The AIC.Estimate Token Count command will deliver a rough approximation "how many Tokens" a Text String has.

This might be useful to check if a Text or String "will fit" into a model's Token-Maximum.

OpenAI's GPT models, like GPT-3, generally use a variant of the Byte Pair Encoding (BPE) tokenization.

The number of BPE (Byte Pair Encoding) pairs in the original vocabulary of models like GPT-2 and GPT-3 is in the order of tens of thousands.

For instance, GPT-2 uses a vocabulary size of 50,257 tokens. GPT-3, being a larger and more advanced model, has a similar vocabulary size.

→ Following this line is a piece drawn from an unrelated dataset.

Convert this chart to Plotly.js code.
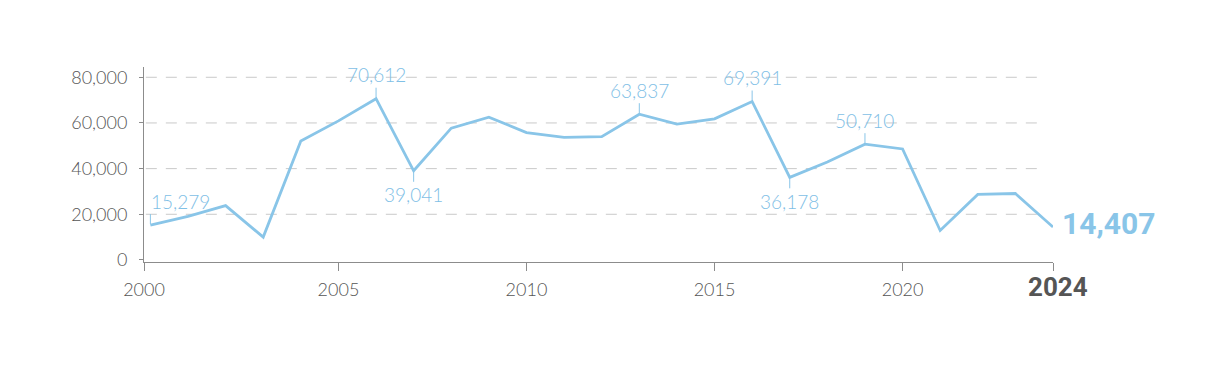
<!DOCTYPE html>
<html>
<head>
<meta charset="utf-8">
<script src="https://cdn.plot.ly/plotly-3.0.1.min.js"></script>
<style>html,body{margin:0;padding:0;background:#fff;}#chart{width:1215px;height:373px;}</style>
</head>
<body>
<div id="chart"></div>
<script>
// ---- data ----
const years = [2000, 2001, 2002, 2003, 2004, 2005, 2006, 2007, 2008, 2009, 2010, 2011, 2012,
               2013, 2014, 2015, 2016, 2017, 2018, 2019, 2020, 2021, 2022, 2023, 2024];
const values = [15279, 19100, 23800, 10000, 52100, 60900, 70612, 39041, 57700, 62500, 55800, 53700, 54000,
                63837, 59500, 61800, 69391, 36178, 42900, 50710, 48600, 12900, 28700, 29100, 14407];
const labelYears = [2000, 2006, 2007, 2013, 2016, 2017, 2019];
const labelSides = ['above-right', 'above', 'below', 'above', 'above', 'below', 'above'];
const yTickVals = [0, 20000, 40000, 60000, 80000];
const xTickYears = [2005, 2010, 2015, 2020];
const lastYear = 2024;

// ---- styles ----
const BLUE = '#89c5e8';
const BLUE_TXT = '#7fc0e6';
const GREY = '#555555';
const THIN = 'Lato, "Open Sans", sans-serif';
const BOLD = 'Roboto, "Liberation Sans", sans-serif';
const fmt = v => v.toLocaleString('en-US');

const xStart = years[0] - 0.17;

const shapes = [];
yTickVals.filter(v => v !== 0).forEach(v => {
  shapes.push({type: 'line', xref: 'paper', yref: 'y', x0: 0.002, x1: 0.987, y0: v, y1: v,
    line: {color: '#c9c9c9', width: 1, dash: '11px,9px'}, layer: 'below'});
});

const annotations = [];
labelYears.forEach((yr, i) => {
  const v = values[years.indexOf(yr)];
  const side = labelSides[i];
  const up = side !== 'below';
  shapes.push({type: 'line', xref: 'x', yref: 'y', ysizemode: 'pixel', yanchor: v,
    x0: yr, x1: yr, y0: up ? 1 : -1, y1: up ? 11 : -11,
    line: {color: BLUE, width: 1}});
  annotations.push({x: yr, y: v, xref: 'x', yref: 'y', text: fmt(v), showarrow: false,
    xanchor: side === 'above-right' ? 'left' : 'center', yanchor: 'middle',
    xshift: side === 'above-right' ? -1 : 0, yshift: up ? 24 : -24,
    font: {family: THIN, size: 19, color: BLUE_TXT, weight: 300}});
});
// end value label
annotations.push({x: lastYear, y: values[values.length - 1], xref: 'x', yref: 'y',
  text: '<b>' + fmt(values[values.length - 1]) + '</b>', showarrow: false,
  xanchor: 'left', yanchor: 'middle', xshift: 7, yshift: 4,
  font: {family: BOLD, size: 30, color: BLUE}});
// last year label
annotations.push({x: lastYear, y: 0, xref: 'x', yref: 'paper', text: '<b>' + lastYear + '</b>',
  showarrow: false, xanchor: 'center', yanchor: 'middle', xshift: 5, yshift: -25,
  font: {family: BOLD, size: 26, color: '#555555'}});

const trace = {
  x: years, y: values, type: 'scatter', mode: 'lines',
  line: {color: BLUE, width: 2.8}, hoverinfo: 'skip'
};

const layout = {
  width: 1215, height: 373,
  margin: {l: 143.5, r: 162, t: 67, b: 111, pad: 0},
  paper_bgcolor: '#fff', plot_bgcolor: '#fff',
  showlegend: false,
  xaxis: {
    range: [xStart, lastYear], showgrid: false, zeroline: false,
    showline: true, linecolor: '#8c8c8c', linewidth: 1,
    ticks: 'outside', ticklen: 8, tickcolor: '#8c8c8c', tickwidth: 1,
    tickvals: [xStart].concat(xTickYears, [lastYear]),
    ticktext: [String(years[0])].concat(xTickYears.map(String), ['']),
    tickfont: {family: THIN, size: 18, color: GREY, weight: 300},
    ticklabelstandoff: 3
  },
  yaxis: {
    range: [-900, 84500], showgrid: false, zeroline: false,
    showline: true, linecolor: '#8c8c8c', linewidth: 1,
    ticks: 'outside', ticklen: 4, tickcolor: '#8c8c8c', tickwidth: 1,
    tickvals: yTickVals, tickformat: ',d',
    tickfont: {family: THIN, size: 18, color: GREY, weight: 300},
    ticklabelstandoff: 8
  },
  shapes: shapes,
  annotations: annotations
};

Plotly.newPlot('chart', [trace], layout, {displayModeBar: false, staticPlot: true});
</script>
</body>
</html>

Therefore the AIC.Estimate Token Count Command will just do a statistical driven estimation of the Token-Count, depending on the appeareance
of spaces and characters in the Text.

Syntax:

AIC.Estimate Token Count|<Text>|<Variable for Result>

Parameters:

<Number>: An integer value representing the number of outputs you want to generate. This number should be greater than or equal to 1.
Note that setting a very high number may have cost implications and might be subject to rate limits imposed by the OpenAI API.

Example Usage:

$$TXT=This is a Text to be tokenized and counted

AIC.Estimate Token Count|$$TXT|$$NUM

MBX.The ETC of the Text is: $$NUM

This example will output the estimated Tokencount of the given Text. Generally the estimated Tokencount is between 2.0 to- 4.5 characters per Token.

Syntax

AIC.Estimate Token Count|P1[|P2]

AIC.etc|P1[|P2]

Parameter Explanation

P1 - Variable or Text to evaluate the estimated Token Count..

P2 - opt. Variable for the result. If omitted, TOS is used..

Example

'*****************************************************

' EXAMPLE 1: AIC.-Commands

'*****************************************************

Remarks

OpenAI's GPT models, like GPT-3, generally use a variant of the Byte Pair Encoding (BPE) tokenization.

The number of BPE (Byte Pair Encoding) pairs in the original vocabulary of models like GPT-2 and GPT-3 is in the order of tens of thousands.
For instance, GPT-2 uses a vocabulary size of 50,257 tokens. GPT-3, being a larger and more advanced model, has a similar vocabulary size.

It's important to note that these tokens are not just BPE pairs, but also include individual characters, common words, and subwords.
The BPE algorithm is used to construct this vocabulary by iteratively merging frequent pairs of characters or subwords.

The vocabulary is an essential part of the model, and it is constructed during the pre-training phase.
When tokenizing text for input to the model, the tokenizer uses this pre-established vocabulary to convert the text into a sequence of token IDs that the model can process.

To exactly replicate the tokenization used by GPT models, one would need to use the same vocabulary and tokenization algorithm as used in the pre-training of these models.

As it would need a large Token Dataset with more then 50.000 Tokenpairs, we do just a statistical driven Token-Count estimation with the SPR.